Armenia chiama, Belluno risponde. La sarta che insegna a cucire in Nagorno Karabakh

Armenia chiama, Belluno risponde. La sarta che insegna a cucire in Nagorno Karabakh

Quasi 4mila chilometri di distanza. Un piano di volo complicatissimo per arrivarci. Ma la geografia non è mai più forte della solidarietà e della voglia di fare del bene. La prova? Il progetto bellunese che ha preso forma nelle ultime settimane in Nagorno Karabakh, regione dell’altopiano armeno attualmente contesa dall’Azerbaijan. Un luogo di guerra, oggi. Ma anche di grande spiritualità, ricco di monasteri antichissimi. Una regione povera e fuori dai radar dell’attenzione mediatica. È proprio lì che da qualche settimana opera Gigliola Isotton, sarta bellunese in pensione. Insegna alle giovani armene a cucire, a confezionare abiti. Lavoro di mani e di arte. Ma dietro i pezzi di stoffa e la macchina da cucire, c’è molto di più: ci sono emancipazione e riscatto economico, c’è la voglia di ripartire e di dimenticare la distruzione della guerra portata dai soldati azeri.


UN PROGETTO PARTITO DA LONTANO
Gigliola Isotton (nella foto in alto, con la maglia verde) è partita un mese fa, diretta a Stepanakert (capitale dell’autoproclamatasi Repubblica dell’Artsakh). La cittadina è poco più grande di Belluno ed è incastonata su un altipiano a quasi 1.000 metri di quota. Inverni rigidi, primavere da togliere il fiato.

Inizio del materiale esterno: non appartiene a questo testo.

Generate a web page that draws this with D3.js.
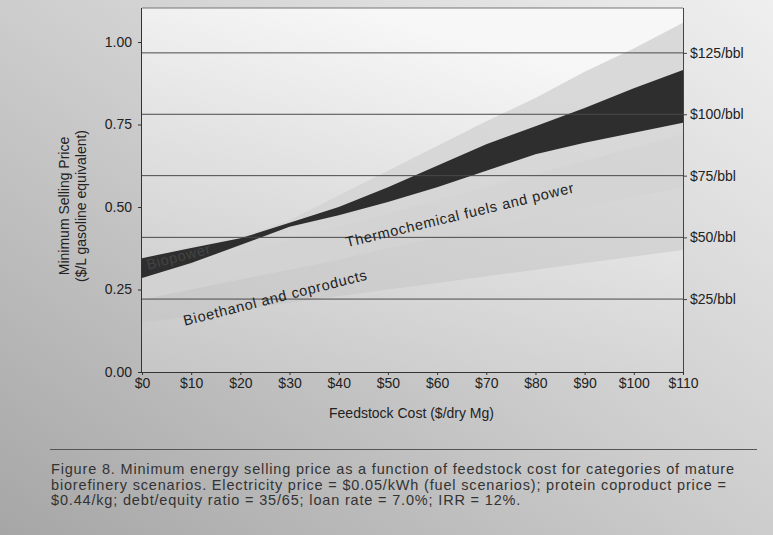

Gigliola ha raccolto macchine da cucire e balle di stoffa fino a riempirsi la casa. Poi ha spedito il tutto, all’indirizzo di un edificio che in questi giorni sta diventando una scuola professionale, dove un falegname milanese insegna i rudimenti della falegnameria; dove alcune parrucchiere insegnano acconciatura ed estetica; e dove Gigliola tiene laboratori di sartoria.

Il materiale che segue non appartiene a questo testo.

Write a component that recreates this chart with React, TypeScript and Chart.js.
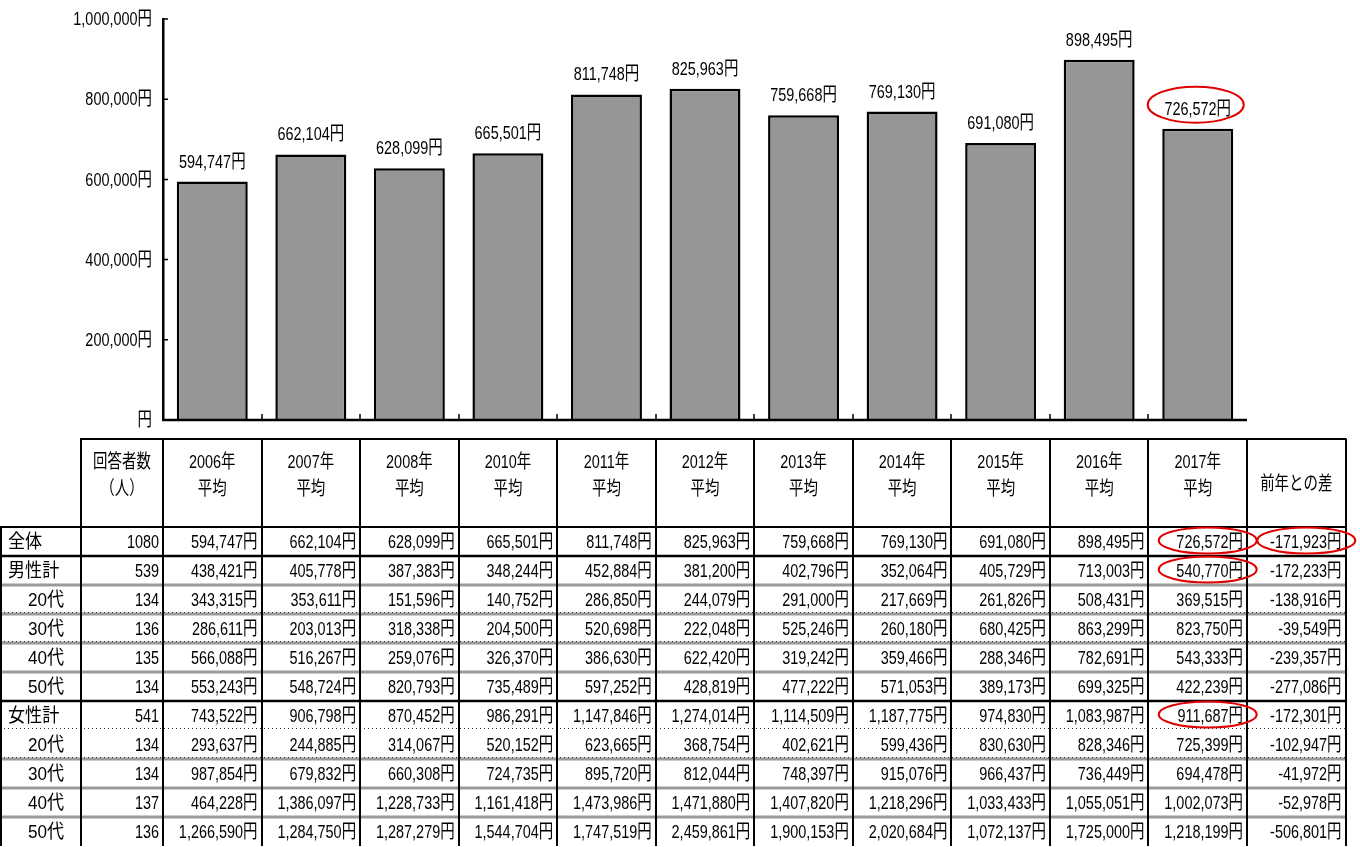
import React, { useEffect, useRef } from 'react';
import { Chart, registerables } from 'chart.js';

Chart.register(...registerables);

// ---------------- data ----------------
const years = ['2006年', '2007年', '2008年', '2010年', '2011年', '2012年', '2013年', '2014年', '2015年', '2016年', '2017年'];
const overallAverage = [594747, 662104, 628099, 665501, 811748, 825963, 759668, 769130, 691080, 898495, 726572];
const yTickValues = [0, 200000, 400000, 600000, 800000, 1000000];

const rowLabels = ['全体', '男性計', '20代', '30代', '40代', '50代', '女性計', '20代', '30代', '40代', '50代'];
const rowIsGroup = [true, true, false, false, false, false, true, false, false, false, false];
const respondents = [1080, 539, 134, 136, 135, 134, 541, 134, 134, 137, 136];

const rowTotal = [594747, 662104, 628099, 665501, 811748, 825963, 759668, 769130, 691080, 898495, 726572];
const rowMale = [438421, 405778, 387383, 348244, 452884, 381200, 402796, 352064, 405729, 713003, 540770];
const rowMale20 = [343315, 353611, 151596, 140752, 286850, 244079, 291000, 217669, 261826, 508431, 369515];
const rowMale30 = [286611, 203013, 318338, 204500, 520698, 222048, 525246, 260180, 680425, 863299, 823750];
const rowMale40 = [566088, 516267, 259076, 326370, 386630, 622420, 319242, 359466, 288346, 782691, 543333];
const rowMale50 = [553243, 548724, 820793, 735489, 597252, 428819, 477222, 571053, 389173, 699325, 422239];
const rowFemale = [743522, 906798, 870452, 986291, 1147846, 1274014, 1114509, 1187775, 974830, 1083987, 911687];
const rowFemale20 = [293637, 244885, 314067, 520152, 623665, 368754, 402621, 599436, 830630, 828346, 725399];
const rowFemale30 = [987854, 679832, 660308, 724735, 895720, 812044, 748397, 915076, 966437, 736449, 694478];
const rowFemale40 = [464228, 1386097, 1228733, 1161418, 1473986, 1471880, 1407820, 1218296, 1033433, 1055051, 1002073];
const rowFemale50 = [1266590, 1284750, 1287279, 1544704, 1747519, 2459861, 1900153, 2020684, 1072137, 1725000, 1218199];
const tableRows = [rowTotal, rowMale, rowMale20, rowMale30, rowMale40, rowMale50, rowFemale, rowFemale20, rowFemale30, rowFemale40, rowFemale50];
const diffFromPrevYear = [-171923, -172233, -138916, -39549, -239357, -277086, -172301, -102947, -41972, -52978, -506801];

// separator drawn on top of each body row (index 1..10)
const rowTopLine = ['black', 'black', 'gray', 'grayDot', 'grayDot', 'gray', 'black', 'dot', 'grayDot', 'gray', 'gray'];

// highlighted (red ellipse) cells: [row, column]; column 11 = 前年との差
const highlightCells = [[0, 10], [0, 11], [1, 10], [6, 10]];
const highlightBar = 10;

// ---------------- style / layout ----------------
const FAM = "'Liberation Sans', Arial, 'Noto Sans CJK JP', sans-serif";
const FS = 19;
const SX = 0.76; // horizontal condensing of text
const W = 1360;
const H = 847;
const AXIS_W = 163;
const PAD_RIGHT = 113;
const PAD_TOP = 19;
const PAD_BOTTOM = 427;
const LABEL_COL_R = 81;
const HEADER_TOP = 439;
const HEADER_BOTTOM = 527;
const ROW_H = 29;

const fmt = (n: number) => n.toLocaleString('en-US') + '円';
const fmtTick = (v: number) => (v === 0 ? '円' : v.toLocaleString('en-US') + '円');

function drawText(
  ctx: CanvasRenderingContext2D,
  text: string,
  x: number,
  y: number,
  align: CanvasTextAlign,
  baseline: CanvasTextBaseline = 'middle',
  sx: number = SX,
) {
  ctx.save();
  ctx.translate(x, y);
  ctx.scale(sx, 1);
  ctx.font = `${FS}px ${FAM}`;
  ctx.fillStyle = '#000';
  ctx.textAlign = align;
  ctx.textBaseline = baseline;
  ctx.fillText(text, 0, 0);
  ctx.restore();
}

function tablePluginFactory() {
  return {
    id: 'tableAndMarks',
    afterDatasetsDraw(chart: any) {
      const { ctx, chartArea, scales } = chart;
      const { left, right } = chartArea;
      const y = scales.y;
      const y0 = y.getPixelForValue(0);
      const w = (right - left) / years.length;
      ctx.save();
      // baseline
      ctx.strokeStyle = '#000';
      ctx.lineWidth = 2.5;
      ctx.beginPath();
      ctx.moveTo(left - 1, y0);
      ctx.lineTo(right, y0);
      ctx.stroke();
      // inward category ticks
      ctx.lineWidth = 1.5;
      ctx.beginPath();
      for (let i = 1; i < years.length; i++) {
        const xx = Math.round(left + i * w);
        ctx.moveTo(xx, y0);
        ctx.lineTo(xx, y0 - 6);
      }
      // inward y ticks
      yTickValues.forEach((v) => {
        const yy = y.getPixelForValue(v);
        ctx.moveTo(left, yy);
        ctx.lineTo(left + 5, yy);
      });
      ctx.stroke();

      // y tick labels (condensed)
      yTickValues.forEach((v) => {
        drawText(ctx, fmtTick(v), left - 11, y.getPixelForValue(v) + 1, 'right');
      });

      // bar value labels
      const meta = chart.getDatasetMeta(0);
      meta.data.forEach((bar: any, i: number) => {
        drawText(ctx, fmt(overallAverage[i]), bar.x, bar.y - 14, 'center', 'alphabetic');
      });
      // red ellipse round highlighted bar label
      const hb = meta.data[highlightBar];
      ctx.strokeStyle = '#e00000';
      ctx.lineWidth = 2;
      ctx.beginPath();
      ctx.ellipse(hb.x - 2, hb.y - 24, 48, 18, 0, 0, Math.PI * 2);
      ctx.stroke();
      ctx.restore();
    },
    afterDraw(chart: any) {
      const { ctx, chartArea } = chart;
      const { left, right } = chartArea;
      const n = years.length;
      const w = (right - left) / n;
      const tableRight = right + w;
      const bodyTop = HEADER_BOTTOM;
      const bodyBottom = bodyTop + ROW_H * rowLabels.length;
      const colLeft = (c: number) => left + c * w; // c = 0..11 (11 = diff column)
      ctx.save();

      // header text
      const hMid = (LABEL_COL_R + left) / 2;
      drawText(ctx, '回答者数', hMid, 463, 'center');
      drawText(ctx, '（人）', hMid, 490, 'center');
      for (let c = 0; c < n; c++) {
        const cx = colLeft(c) + w / 2;
        drawText(ctx, years[c], cx, 463, 'center');
        drawText(ctx, '平均', cx, 490, 'center');
      }
      drawText(ctx, '前年との差', colLeft(n) + w / 2, 485, 'center');

      // body text
      for (let r = 0; r < rowLabels.length; r++) {
        const cy = bodyTop + r * ROW_H + ROW_H / 2 + 1;
        drawText(ctx, rowLabels[r], rowIsGroup[r] ? 8 : 28, cy, 'left', 'middle', 0.9);
        drawText(ctx, String(respondents[r]), left - 4, cy, 'right');
        for (let c = 0; c < n; c++) {
          drawText(ctx, fmt(tableRows[r][c]), colLeft(c + 1) - 4, cy, 'right');
        }
        drawText(ctx, fmt(diffFromPrevYear[r]), tableRight - 4, cy, 'right');
      }

      // horizontal lines
      const hline = (yy: number, x1: number, x2: number) => {
        ctx.beginPath();
        ctx.moveTo(x1, yy);
        ctx.lineTo(x2, yy);
        ctx.stroke();
      };
      ctx.setLineDash([]);
      ctx.strokeStyle = '#000';
      ctx.lineWidth = 2;
      hline(HEADER_TOP, LABEL_COL_R - 1, tableRight + 1);
      hline(HEADER_BOTTOM, 0, tableRight + 1);
      for (let r = 1; r < rowLabels.length; r++) {
        const yy = bodyTop + r * ROW_H;
        const style = rowTopLine[r];
        if (style === 'black') {
          ctx.setLineDash([]);
          ctx.strokeStyle = '#000';
          ctx.lineWidth = 2.5;
          hline(yy, 0, tableRight + 1);
        } else {
          if (style !== 'dot') {
            ctx.setLineDash([]);
            ctx.strokeStyle = '#9a9a9a';
            ctx.lineWidth = 3;
            hline(yy, 0, tableRight);
          }
          if (style === 'grayDot' || style === 'dot') {
            ctx.setLineDash([1, 3]);
            ctx.strokeStyle = '#333';
            ctx.lineWidth = 1;
            hline(yy - 1.5, 0, tableRight);
          }
        }
      }
      ctx.setLineDash([]);

      // vertical lines
      ctx.strokeStyle = '#000';
      ctx.lineWidth = 2;
      const vline = (xx: number, y1: number, y2: number) => {
        ctx.beginPath();
        ctx.moveTo(xx, y1);
        ctx.lineTo(xx, y2);
        ctx.stroke();
      };
      vline(1, bodyTop, bodyBottom);
      vline(LABEL_COL_R, HEADER_TOP, bodyBottom);
      for (let c = 0; c <= n + 1; c++) {
        vline(Math.round(colLeft(c)), HEADER_TOP, bodyBottom);
      }

      // red ellipses
      ctx.strokeStyle = '#e00000';
      ctx.lineWidth = 2;
      highlightCells.forEach(([r, c]) => {
        const cx = colLeft(c) + w / 2 + 10;
        const cy = bodyTop + r * ROW_H + ROW_H / 2 - 1;
        ctx.beginPath();
        ctx.ellipse(cx, cy, 49, 13, 0, 0, Math.PI * 2);
        ctx.stroke();
      });
      ctx.restore();
    },
  };
}

export default function App() {
  const ref = useRef<HTMLCanvasElement | null>(null);
  useEffect(() => {
    if (!ref.current) return;
    const chart = new Chart(ref.current, {
      type: 'bar',
      data: {
        labels: years,
        datasets: [
          {
            data: overallAverage,
            backgroundColor: '#969696',
            borderColor: '#000',
            borderWidth: 2.5,
            barPercentage: 0.72,
            categoryPercentage: 1,
          },
        ],
      },
      options: {
        responsive: false,
        animation: false,
        devicePixelRatio: 1,
        layout: { padding: { left: 0, right: PAD_RIGHT, top: PAD_TOP, bottom: PAD_BOTTOM } },
        plugins: { legend: { display: false }, tooltip: { enabled: false } },
        scales: {
          x: { display: false },
          y: {
            min: 0,
            max: 1000000,
            afterBuildTicks: (s: any) => {
              s.ticks = yTickValues.map((v) => ({ value: v }));
            },
            afterFit: (s: any) => {
              s.width = AXIS_W;
            },
            ticks: {
              display: false,
              callback: (v: any) => fmtTick(Number(v)),
            },
            grid: { display: false, drawTicks: false },
            border: { display: true, color: '#000', width: 2.5 },
          },
        },
      },
      plugins: [tablePluginFactory()],
    } as any);
    return () => chart.destroy();
  }, []);
  return (
    <div style={{ position: 'absolute', left: 0, top: 0, width: W, height: H, background: '#fff' }}>
      <canvas ref={ref} width={W} height={H} style={{ display: 'block', width: W, height: H }} />
    </div>
  );
}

Una storia partita da lontano, ancora nel 2008, quando Donne Impresa Belluno ha ospitato tra le Dolomiti per un mese quattro ragazze armene. Si trattava di uno stage solidale, nato quasi per caso, dall’amicizia con Antonia Arslan e dal comune desiderio di raccontare la storia del genocidio armeno. Da quell’esperienza, con un po’ di formazione e un pizzico di solidarietà, è nato qualcosa. Una piccola Belluno a Panik, paesetto a 200 chilometri dalla capitale armena Erevan. Lì, infatti, dal 2008 è attivo un “Belluno Center”: si chiama così la struttura dove lavorano alcune parrucchiere, alcune estetiste, sarte e addette a un internet point. Sono le ragazze dello stage bellunese, più le loro “allieve”.


LA SCUOLA
«Quella è stata un’esperienza incredibile e siamo sempre rimasti in contatto con le ragazze e soprattutto con Antonia Arslan e il suo staff» spiega Ivana Del Pizzol, che ha seguito fin dall’inizio il progetto con Donne Impresa Belluno. «Cullavamo il sogno di dare vita a una scuola. E un giorno siamo stati chiamati dalla segretaria di Antonia Arslan per concretizzare l’idea».

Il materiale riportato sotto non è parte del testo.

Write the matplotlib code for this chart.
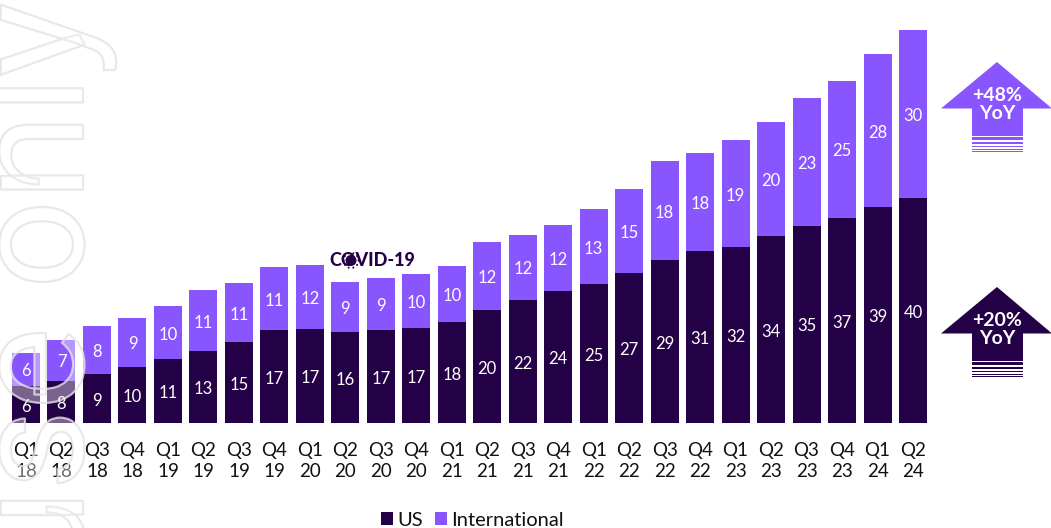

Il progetto è ambizioso: si tratta di ristrutturare una scuola e soprattutto fare in modo che ci siano più studenti messi nelle condizioni di imparare una professionale. La scuola c’è, ma è messa male. Si trova nella regione del Nagorno Parabak. Una piccola struttura in centro città a Stepanakert. Il progetto di recupero intende far nascere all’interno della scuola un piccolo ristorante, una gelateria, una latteria per la produzione di formaggi locali, un laboratorio di parrucchiera e una sartoria. Solo che arriva l’invasione dei soldati azeri, bombe e distruzione. E tutto ciò che è armeno viene sistematicamente cancellato, compresi i monasteri e le scuole. La missione si ferma. E quando è sul punto di ripartire, ecco il Covid.
«Ma a settembre siamo finalmente ripartiti» spiega Del Pizzol, in contatto quotidiano con la sarta Isotton. «I nostri compagni milanesi più Gigliola sono lì. Stanno facendo formazione e la nostra sarta sta insegnando a una decina di ragazze come si fa a cucire. Mi dice che le sue allieve imparano con una velocità incredibile, perché hanno desiderio di uscire dalla condizione di povertà in cui si trovano».
Insomma, Belluno fa scuola. Anche nelle periferie del mondo.